▶ [Supplied data]:
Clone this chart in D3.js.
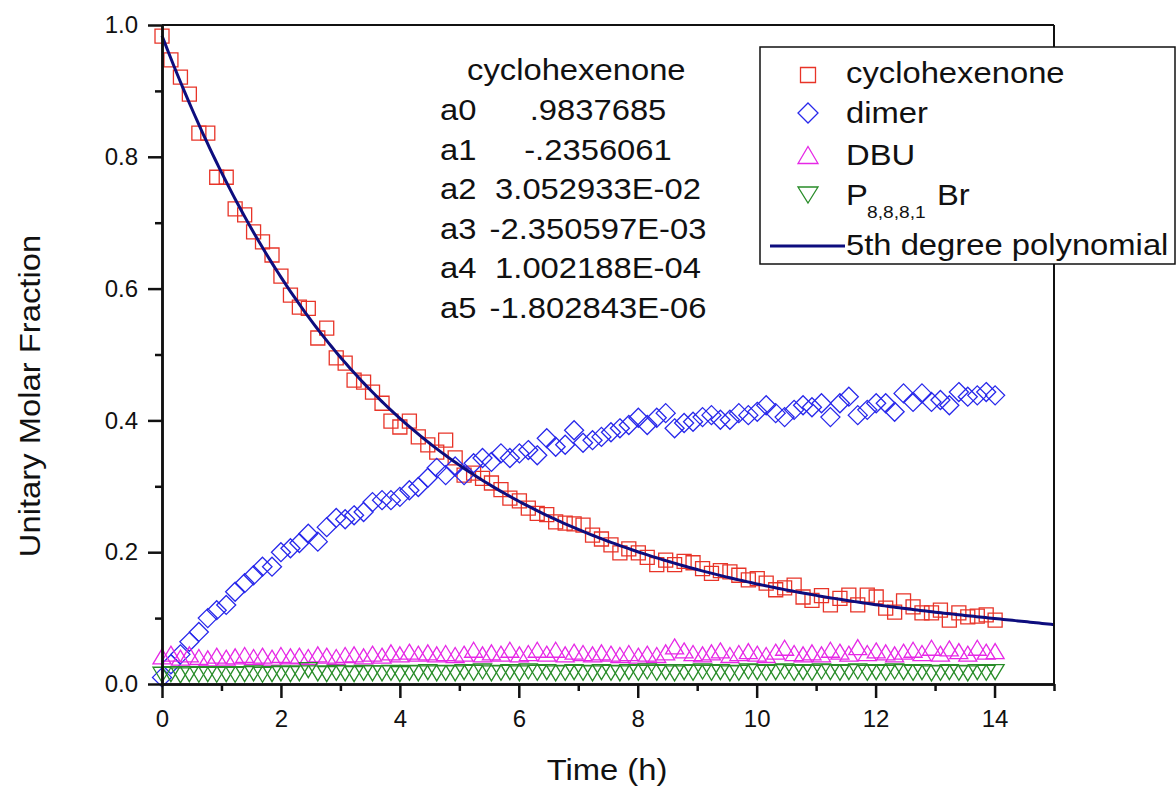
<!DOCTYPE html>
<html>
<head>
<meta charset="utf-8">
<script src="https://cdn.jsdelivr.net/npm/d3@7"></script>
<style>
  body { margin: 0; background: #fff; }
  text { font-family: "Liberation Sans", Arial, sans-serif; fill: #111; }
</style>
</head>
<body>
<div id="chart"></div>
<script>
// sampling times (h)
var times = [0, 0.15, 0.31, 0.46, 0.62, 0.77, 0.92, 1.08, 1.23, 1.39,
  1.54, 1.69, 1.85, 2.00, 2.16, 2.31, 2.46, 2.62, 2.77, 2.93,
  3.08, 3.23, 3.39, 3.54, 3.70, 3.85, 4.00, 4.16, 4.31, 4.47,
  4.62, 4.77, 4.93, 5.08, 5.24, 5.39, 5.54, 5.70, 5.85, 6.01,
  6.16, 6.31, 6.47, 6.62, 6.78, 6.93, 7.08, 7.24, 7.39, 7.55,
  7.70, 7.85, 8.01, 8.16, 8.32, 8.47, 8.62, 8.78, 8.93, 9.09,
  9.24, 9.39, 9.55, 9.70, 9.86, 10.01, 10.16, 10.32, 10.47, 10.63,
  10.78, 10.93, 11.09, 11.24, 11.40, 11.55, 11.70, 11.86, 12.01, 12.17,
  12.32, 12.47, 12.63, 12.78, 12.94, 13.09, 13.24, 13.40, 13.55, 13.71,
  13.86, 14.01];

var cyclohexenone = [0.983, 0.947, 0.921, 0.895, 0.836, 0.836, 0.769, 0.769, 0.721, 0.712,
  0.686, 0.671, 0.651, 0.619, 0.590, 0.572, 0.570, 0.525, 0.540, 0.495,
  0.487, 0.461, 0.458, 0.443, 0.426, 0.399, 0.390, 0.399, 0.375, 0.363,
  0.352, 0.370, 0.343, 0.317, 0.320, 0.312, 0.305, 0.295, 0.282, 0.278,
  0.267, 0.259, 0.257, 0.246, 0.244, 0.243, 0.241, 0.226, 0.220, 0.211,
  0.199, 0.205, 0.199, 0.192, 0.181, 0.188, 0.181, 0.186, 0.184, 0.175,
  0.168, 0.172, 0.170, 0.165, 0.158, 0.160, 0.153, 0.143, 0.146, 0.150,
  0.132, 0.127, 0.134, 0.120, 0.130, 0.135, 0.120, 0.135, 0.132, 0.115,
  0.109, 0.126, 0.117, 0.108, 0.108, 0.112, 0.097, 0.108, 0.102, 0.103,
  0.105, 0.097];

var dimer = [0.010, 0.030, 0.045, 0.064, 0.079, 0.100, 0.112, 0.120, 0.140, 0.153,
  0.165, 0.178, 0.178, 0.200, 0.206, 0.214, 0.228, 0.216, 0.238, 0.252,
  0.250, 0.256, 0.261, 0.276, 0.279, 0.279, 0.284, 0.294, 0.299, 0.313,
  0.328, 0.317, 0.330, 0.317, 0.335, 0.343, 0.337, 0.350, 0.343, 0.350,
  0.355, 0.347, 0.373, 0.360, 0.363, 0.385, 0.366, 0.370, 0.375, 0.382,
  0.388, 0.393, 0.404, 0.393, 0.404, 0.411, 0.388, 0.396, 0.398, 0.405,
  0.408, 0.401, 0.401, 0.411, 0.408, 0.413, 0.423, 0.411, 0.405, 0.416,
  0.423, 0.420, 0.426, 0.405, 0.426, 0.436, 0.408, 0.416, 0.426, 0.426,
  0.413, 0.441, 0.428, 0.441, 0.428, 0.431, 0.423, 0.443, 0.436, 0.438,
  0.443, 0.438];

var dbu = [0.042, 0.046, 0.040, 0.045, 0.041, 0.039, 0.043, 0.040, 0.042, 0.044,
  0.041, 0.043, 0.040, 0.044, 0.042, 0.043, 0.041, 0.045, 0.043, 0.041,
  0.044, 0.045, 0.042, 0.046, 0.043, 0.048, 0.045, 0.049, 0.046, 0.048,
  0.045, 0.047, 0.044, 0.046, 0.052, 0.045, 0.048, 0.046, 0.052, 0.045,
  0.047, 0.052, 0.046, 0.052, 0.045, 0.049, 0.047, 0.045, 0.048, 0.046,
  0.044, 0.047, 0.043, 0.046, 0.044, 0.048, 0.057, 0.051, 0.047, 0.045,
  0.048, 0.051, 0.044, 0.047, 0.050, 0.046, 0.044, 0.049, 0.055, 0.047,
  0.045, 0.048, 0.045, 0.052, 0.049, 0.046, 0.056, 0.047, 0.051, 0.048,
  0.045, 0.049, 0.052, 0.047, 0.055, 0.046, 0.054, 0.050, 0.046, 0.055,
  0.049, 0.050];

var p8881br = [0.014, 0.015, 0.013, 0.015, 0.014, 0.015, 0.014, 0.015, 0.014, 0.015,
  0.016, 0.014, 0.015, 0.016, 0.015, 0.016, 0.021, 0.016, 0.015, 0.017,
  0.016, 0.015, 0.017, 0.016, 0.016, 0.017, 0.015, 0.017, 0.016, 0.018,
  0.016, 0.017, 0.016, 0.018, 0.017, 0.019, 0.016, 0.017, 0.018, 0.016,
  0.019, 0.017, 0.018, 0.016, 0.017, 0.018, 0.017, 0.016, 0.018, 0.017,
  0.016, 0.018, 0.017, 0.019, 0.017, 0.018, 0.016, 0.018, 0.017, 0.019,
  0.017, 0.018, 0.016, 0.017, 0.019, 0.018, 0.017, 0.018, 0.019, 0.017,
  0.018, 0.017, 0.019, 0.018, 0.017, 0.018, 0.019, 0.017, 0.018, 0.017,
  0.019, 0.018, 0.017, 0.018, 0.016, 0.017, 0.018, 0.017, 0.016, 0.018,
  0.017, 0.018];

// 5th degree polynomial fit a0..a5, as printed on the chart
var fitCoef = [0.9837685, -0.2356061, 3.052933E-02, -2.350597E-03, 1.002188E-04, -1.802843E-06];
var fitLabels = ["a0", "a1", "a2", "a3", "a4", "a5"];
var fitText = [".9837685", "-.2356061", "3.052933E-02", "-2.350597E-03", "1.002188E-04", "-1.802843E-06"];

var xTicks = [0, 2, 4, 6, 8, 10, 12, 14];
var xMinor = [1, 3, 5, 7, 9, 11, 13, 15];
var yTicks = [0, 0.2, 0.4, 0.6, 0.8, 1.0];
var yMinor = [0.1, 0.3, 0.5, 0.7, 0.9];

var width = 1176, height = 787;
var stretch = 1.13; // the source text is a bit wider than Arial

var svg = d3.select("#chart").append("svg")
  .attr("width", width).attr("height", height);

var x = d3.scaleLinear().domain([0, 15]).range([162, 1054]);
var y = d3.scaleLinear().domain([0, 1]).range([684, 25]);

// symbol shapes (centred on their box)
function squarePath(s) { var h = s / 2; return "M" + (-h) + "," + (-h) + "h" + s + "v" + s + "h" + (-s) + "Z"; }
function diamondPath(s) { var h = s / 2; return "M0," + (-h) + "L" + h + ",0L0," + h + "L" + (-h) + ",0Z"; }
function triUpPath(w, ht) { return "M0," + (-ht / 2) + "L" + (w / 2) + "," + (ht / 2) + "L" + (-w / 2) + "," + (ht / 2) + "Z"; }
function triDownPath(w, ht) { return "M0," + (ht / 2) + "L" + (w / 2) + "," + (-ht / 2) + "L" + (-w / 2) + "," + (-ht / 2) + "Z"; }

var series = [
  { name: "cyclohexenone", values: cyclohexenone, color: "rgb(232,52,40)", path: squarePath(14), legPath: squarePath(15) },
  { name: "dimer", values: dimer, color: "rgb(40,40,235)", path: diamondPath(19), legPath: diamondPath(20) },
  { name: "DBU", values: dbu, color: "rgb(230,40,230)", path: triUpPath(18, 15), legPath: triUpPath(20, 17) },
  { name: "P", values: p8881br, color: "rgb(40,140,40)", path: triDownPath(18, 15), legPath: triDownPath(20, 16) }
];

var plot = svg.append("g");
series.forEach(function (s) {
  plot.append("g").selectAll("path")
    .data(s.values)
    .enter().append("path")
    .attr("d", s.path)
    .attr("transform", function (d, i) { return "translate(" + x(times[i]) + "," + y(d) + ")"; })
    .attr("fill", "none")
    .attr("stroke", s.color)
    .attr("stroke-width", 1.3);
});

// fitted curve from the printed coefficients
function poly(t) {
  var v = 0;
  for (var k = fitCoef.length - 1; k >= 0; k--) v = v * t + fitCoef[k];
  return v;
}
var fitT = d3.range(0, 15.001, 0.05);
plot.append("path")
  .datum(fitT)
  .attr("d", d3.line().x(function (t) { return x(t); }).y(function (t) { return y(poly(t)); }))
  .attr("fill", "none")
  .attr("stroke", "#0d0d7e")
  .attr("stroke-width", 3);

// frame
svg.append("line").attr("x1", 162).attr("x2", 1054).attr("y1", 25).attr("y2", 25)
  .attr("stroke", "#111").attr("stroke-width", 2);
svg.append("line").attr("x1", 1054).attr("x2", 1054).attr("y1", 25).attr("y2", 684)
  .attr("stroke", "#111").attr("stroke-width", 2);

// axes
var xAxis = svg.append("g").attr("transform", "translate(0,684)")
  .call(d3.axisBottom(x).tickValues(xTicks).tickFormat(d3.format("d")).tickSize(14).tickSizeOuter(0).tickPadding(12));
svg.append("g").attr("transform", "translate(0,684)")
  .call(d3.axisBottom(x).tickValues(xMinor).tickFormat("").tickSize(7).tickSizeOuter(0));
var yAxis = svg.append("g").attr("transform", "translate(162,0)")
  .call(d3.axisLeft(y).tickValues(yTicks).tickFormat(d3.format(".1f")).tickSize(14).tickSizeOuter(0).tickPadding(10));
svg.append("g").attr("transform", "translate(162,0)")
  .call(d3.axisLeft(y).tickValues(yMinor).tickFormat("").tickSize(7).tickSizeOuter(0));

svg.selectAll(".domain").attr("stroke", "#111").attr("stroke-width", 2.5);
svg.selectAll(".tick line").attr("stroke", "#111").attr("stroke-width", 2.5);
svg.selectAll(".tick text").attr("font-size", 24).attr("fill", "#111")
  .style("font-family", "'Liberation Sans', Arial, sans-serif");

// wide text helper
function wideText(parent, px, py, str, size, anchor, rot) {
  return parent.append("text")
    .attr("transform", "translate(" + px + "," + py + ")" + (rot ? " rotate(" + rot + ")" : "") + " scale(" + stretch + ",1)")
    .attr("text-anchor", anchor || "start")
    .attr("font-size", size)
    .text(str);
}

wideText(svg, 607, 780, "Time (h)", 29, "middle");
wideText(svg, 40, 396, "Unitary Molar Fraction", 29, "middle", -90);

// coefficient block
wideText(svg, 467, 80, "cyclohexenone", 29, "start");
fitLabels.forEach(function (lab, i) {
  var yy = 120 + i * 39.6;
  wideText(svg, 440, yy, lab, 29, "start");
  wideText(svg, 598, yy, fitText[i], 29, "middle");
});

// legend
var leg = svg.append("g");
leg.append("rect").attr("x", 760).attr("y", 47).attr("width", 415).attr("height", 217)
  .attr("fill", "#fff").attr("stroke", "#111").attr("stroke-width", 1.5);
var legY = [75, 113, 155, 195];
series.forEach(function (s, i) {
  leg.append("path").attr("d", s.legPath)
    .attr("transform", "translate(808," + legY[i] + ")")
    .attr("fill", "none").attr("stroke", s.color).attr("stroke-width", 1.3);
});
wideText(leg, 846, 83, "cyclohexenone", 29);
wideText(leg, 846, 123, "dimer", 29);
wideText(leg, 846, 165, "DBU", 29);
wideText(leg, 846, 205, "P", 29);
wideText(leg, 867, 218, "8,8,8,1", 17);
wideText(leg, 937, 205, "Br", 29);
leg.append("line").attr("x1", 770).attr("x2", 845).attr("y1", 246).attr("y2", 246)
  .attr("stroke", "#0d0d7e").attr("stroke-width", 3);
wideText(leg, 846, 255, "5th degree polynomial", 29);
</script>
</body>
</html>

▶ [Objective]:
Go from the first line of the data above to the line containing "0.105, 0.097];" and retype exactly those lines, both included, but none of the pictures.

▶ [Exercise answer]:
Clone this chart in D3.js.
<!DOCTYPE html>
<html>
<head>
<meta charset="utf-8">
<script src="https://cdn.jsdelivr.net/npm/d3@7"></script>
<style>
  body { margin: 0; background: #fff; }
  text { font-family: "Liberation Sans", Arial, sans-serif; fill: #111; }
</style>
</head>
<body>
<div id="chart"></div>
<script>
// sampling times (h)
var times = [0, 0.15, 0.31, 0.46, 0.62, 0.77, 0.92, 1.08, 1.23, 1.39,
  1.54, 1.69, 1.85, 2.00, 2.16, 2.31, 2.46, 2.62, 2.77, 2.93,
  3.08, 3.23, 3.39, 3.54, 3.70, 3.85, 4.00, 4.16, 4.31, 4.47,
  4.62, 4.77, 4.93, 5.08, 5.24, 5.39, 5.54, 5.70, 5.85, 6.01,
  6.16, 6.31, 6.47, 6.62, 6.78, 6.93, 7.08, 7.24, 7.39, 7.55,
  7.70, 7.85, 8.01, 8.16, 8.32, 8.47, 8.62, 8.78, 8.93, 9.09,
  9.24, 9.39, 9.55, 9.70, 9.86, 10.01, 10.16, 10.32, 10.47, 10.63,
  10.78, 10.93, 11.09, 11.24, 11.40, 11.55, 11.70, 11.86, 12.01, 12.17,
  12.32, 12.47, 12.63, 12.78, 12.94, 13.09, 13.24, 13.40, 13.55, 13.71,
  13.86, 14.01];

var cyclohexenone = [0.983, 0.947, 0.921, 0.895, 0.836, 0.836, 0.769, 0.769, 0.721, 0.712,
  0.686, 0.671, 0.651, 0.619, 0.590, 0.572, 0.570, 0.525, 0.540, 0.495,
  0.487, 0.461, 0.458, 0.443, 0.426, 0.399, 0.390, 0.399, 0.375, 0.363,
  0.352, 0.370, 0.343, 0.317, 0.320, 0.312, 0.305, 0.295, 0.282, 0.278,
  0.267, 0.259, 0.257, 0.246, 0.244, 0.243, 0.241, 0.226, 0.220, 0.211,
  0.199, 0.205, 0.199, 0.192, 0.181, 0.188, 0.181, 0.186, 0.184, 0.175,
  0.168, 0.172, 0.170, 0.165, 0.158, 0.160, 0.153, 0.143, 0.146, 0.150,
  0.132, 0.127, 0.134, 0.120, 0.130, 0.135, 0.120, 0.135, 0.132, 0.115,
  0.109, 0.126, 0.117, 0.108, 0.108, 0.112, 0.097, 0.108, 0.102, 0.103,
  0.105, 0.097];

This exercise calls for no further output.